La angustiante elección de un país mal administrado

por Eduardo Fidanza 16/04/2019

Administración, política e ideología: cada una de estas esferas genera innumerables controversias públicas, escuelas de pensamiento, debates académicos y bibliotecas enteras. Están siempre en el centro de las preocupaciones. Y constituyen un tema clásico de la sociología política porque se vinculan a un hecho clave de la modernidad: el gobierno de las naciones bajo el sistema capitalista. De las tres, la ideología es acaso la que más disensos suscitó en los últimos tiempos. De ella se dijo que había caducado: hace casi sesenta años, el sociólogo Daniel Bell decretó su ocaso. Sin embargo, esta predicción, basada en la confianza en la universalización de la democracia y la economía de mercado, no se cumplió. En las últimas décadas, la ideología regresó con brío dándoles una impronta singular y preocupante a muchos gobiernos.

El hecho de que esté asociado a la gobernabilidad y el capitalismo obliga a considerar en conjunto el fenómeno administrativo, político e ideológico. Si se observa la casuística puede llegarse a una conclusión: los buenos gobiernos combinan estos planos de manera equilibrada. La ideología fija las metas generales; la política coordina la competencia y los consensos, y la administración aplica los procedimientos técnicos que requiere el ejercicio del gobierno. Así, la orientación según valores, la dirección de los asuntos públicos y la burocracia convergen, aunque manteniendo la distinción e incumbencia de cada ámbito. Para poner un ejemplo: un gobierno puede ser pro-Estado o promercado según su orientación ideológica, pero eso no implicará una desvalorización de la esfera política ni una mala administración que lesione las cuentas nacionales. El desacople conduce a las caricaturas: populismos intoxicados de ideología que destruyen la administración o, en el otro extremo, tecnocracias centradas en la administración que subestiman la política y carecen de valores.

En nuestro país, estas esferas pocas veces estuvieron armonizadas. La tendencia fue vulnerar la autonomía de la administración. La ideología y la política, transformadas en apetencia de poder, despreciaron las reglas que la técnica administrativa les fija a los gobiernos: gastar en relación con los ingresos, preservar el valor de la moneda, endeudarse con mesura, practicar la transparencia, optimizar los costos y la productividad. Estas reglas remiten al doble papel que cumple la administración. En un sentido, establecen límites a los gobiernos a través de parámetros técnicos. En otro, formulan un marco legal, por medio del presupuesto. Si se fuera del derecho al psicoanálisis, podría decirse que actúa como un superyó de los gobernantes. Y representa para ellos el principio de realidad.
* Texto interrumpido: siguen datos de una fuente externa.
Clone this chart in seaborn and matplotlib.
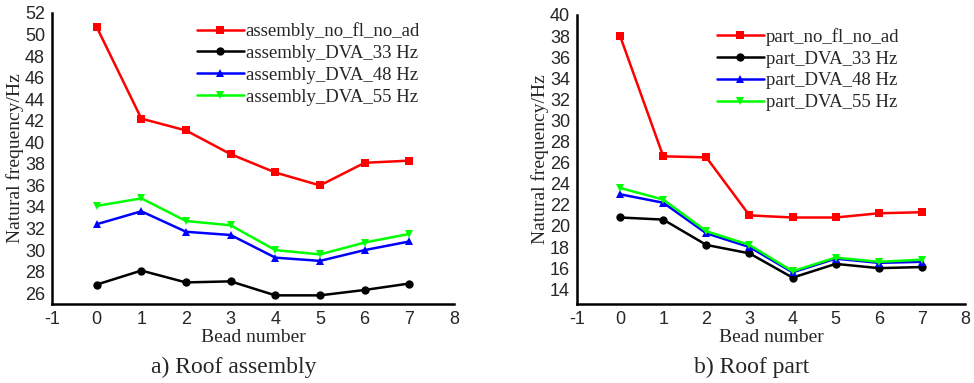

Este acatamiento es lo que fracasó en la Argentina.

Si bien los Kirchner no fueron los primeros ni los únicos en alterar el equilibrio entre administración, política e ideología, sus gobiernos resultaron paradigmáticos del desprecio por las normas administrativas. La transgresión empezó con Néstor, que ante los superávits gemelos rechazó crear un fondo contracíclico y se autodesignó en la práctica ministro de Economía, desembarazándose de un elenco de calidad profesional. Cristina completó la obra aumentando indiscriminadamente el gasto, en una escala incomparable con la región y el mundo, y adulterando las estadísticas públicas, que constituyen una herramienta básica de la administración. ¿Por qué los Kirchner tomaron este tipo de decisiones, que no se permitieron, por ejemplo, Evo Morales a la izquierda y Sebastián Piñera a la derecha? La razón es el desprecio psicopático por la ley que encubre el afán de dominio. Desconocieron los límites, apostaron a desafiar las reglas del capitalismo postulando una redistribución del ingreso insostenible. La vida de los argentinos mejoró por un tiempo para retroceder después a los lamentables niveles de hoy, aunque este retroceso se deba también a la impericia y el modelo económico del actual gobierno.

La desconfianza internacional es la respuesta al incumplimiento de las normas del sistema. Y el FMI, antes que un auxilio, es el instrumento que el capitalismo posee para sancionarlo. Representa la conciencia administrativa que los gobiernos no fueron capaces de internalizar. Metafóricamente, actúa como el pedagogo insensible de una clase dirigente que permaneció en la niñez. El problema dramático es que no se sabe, a esta altura, si consiste en un recurso salvador o destructivo.

Con el FMI adentro, tasas de interés desorbitadas, pobreza, estancamiento e inflación, este país mal administrado se encamina a elegir nuevo presidente. Que no sorprendan entonces el recelo de los inversores y la angustia de los informados. No es para menos: el Gobierno enoja y desilusiona con un ajuste interminable; el peronismo no convence por falta de liderazgo y propuestas, y Cristina sencillamente aterra, ante la probabilidad cierta de que repita la misma historia.